## EXERCISE
Leave out the pictures, then reproduce the rest of the material exactly.

## DATA EXCERPT
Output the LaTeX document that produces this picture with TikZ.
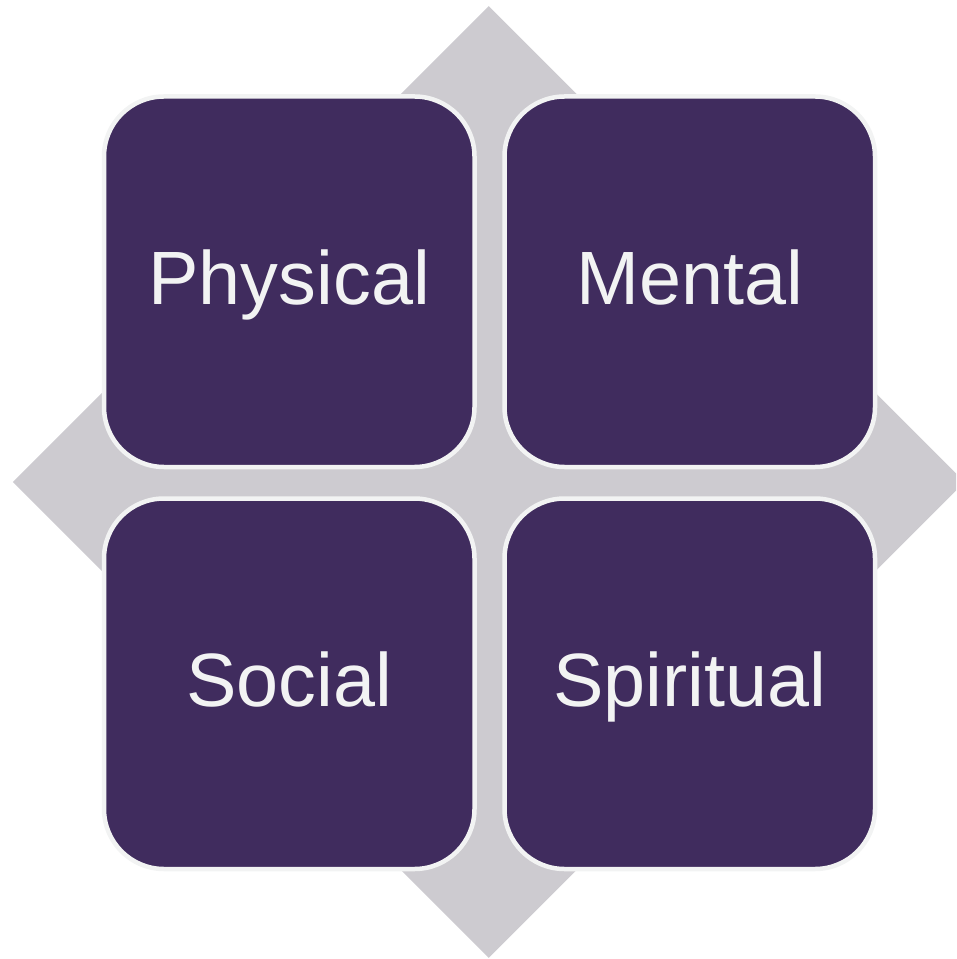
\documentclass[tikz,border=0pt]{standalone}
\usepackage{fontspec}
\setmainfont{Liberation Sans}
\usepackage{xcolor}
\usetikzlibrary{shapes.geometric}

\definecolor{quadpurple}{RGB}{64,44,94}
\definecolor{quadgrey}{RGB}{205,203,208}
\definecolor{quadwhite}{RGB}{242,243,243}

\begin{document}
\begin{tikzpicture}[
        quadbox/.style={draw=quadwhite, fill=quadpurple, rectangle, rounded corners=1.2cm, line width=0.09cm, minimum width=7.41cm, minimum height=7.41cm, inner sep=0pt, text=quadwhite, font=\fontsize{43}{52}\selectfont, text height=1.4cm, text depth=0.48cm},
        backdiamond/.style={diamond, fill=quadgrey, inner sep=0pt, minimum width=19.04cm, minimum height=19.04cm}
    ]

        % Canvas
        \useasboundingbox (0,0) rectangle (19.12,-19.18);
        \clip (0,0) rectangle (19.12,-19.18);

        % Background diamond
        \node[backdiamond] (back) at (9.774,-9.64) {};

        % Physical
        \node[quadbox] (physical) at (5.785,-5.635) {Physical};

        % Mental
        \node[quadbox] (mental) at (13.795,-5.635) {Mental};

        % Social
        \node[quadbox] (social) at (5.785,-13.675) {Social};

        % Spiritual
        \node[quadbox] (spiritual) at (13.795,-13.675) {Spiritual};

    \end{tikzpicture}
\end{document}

## WRITTEN ANSWER
Output the LaTeX document that produces this picture with TikZ.
\documentclass[tikz,border=0pt]{standalone}
\usepackage{fontspec}
\setmainfont{Liberation Sans}
\usepackage{xcolor}
\usetikzlibrary{shapes.geometric}

\definecolor{quadpurple}{RGB}{64,44,94}
\definecolor{quadgrey}{RGB}{205,203,208}
\definecolor{quadwhite}{RGB}{242,243,243}

\begin{document}
\begin{tikzpicture}[
        quadbox/.style={draw=quadwhite, fill=quadpurple, rectangle, rounded corners=1.2cm, line width=0.09cm, minimum width=7.41cm, minimum height=7.41cm, inner sep=0pt, text=quadwhite, font=\fontsize{43}{52}\selectfont, text height=1.4cm, text depth=0.48cm},
        backdiamond/.style={diamond, fill=quadgrey, inner sep=0pt, minimum width=19.04cm, minimum height=19.04cm}
    ]

        % Canvas
        \useasboundingbox (0,0) rectangle (19.12,-19.18);
        \clip (0,0) rectangle (19.12,-19.18);

        % Background diamond
        \node[backdiamond] (back) at (9.774,-9.64) {};

        % Physical
        \node[quadbox] (physical) at (5.785,-5.635) {Physical};

        % Mental
        \node[quadbox] (mental) at (13.795,-5.635) {Mental};

        % Social
        \node[quadbox] (social) at (5.785,-13.675) {Social};

        % Spiritual
        \node[quadbox] (spiritual) at (13.795,-13.675) {Spiritual};

    \end{tikzpicture}
\end{document}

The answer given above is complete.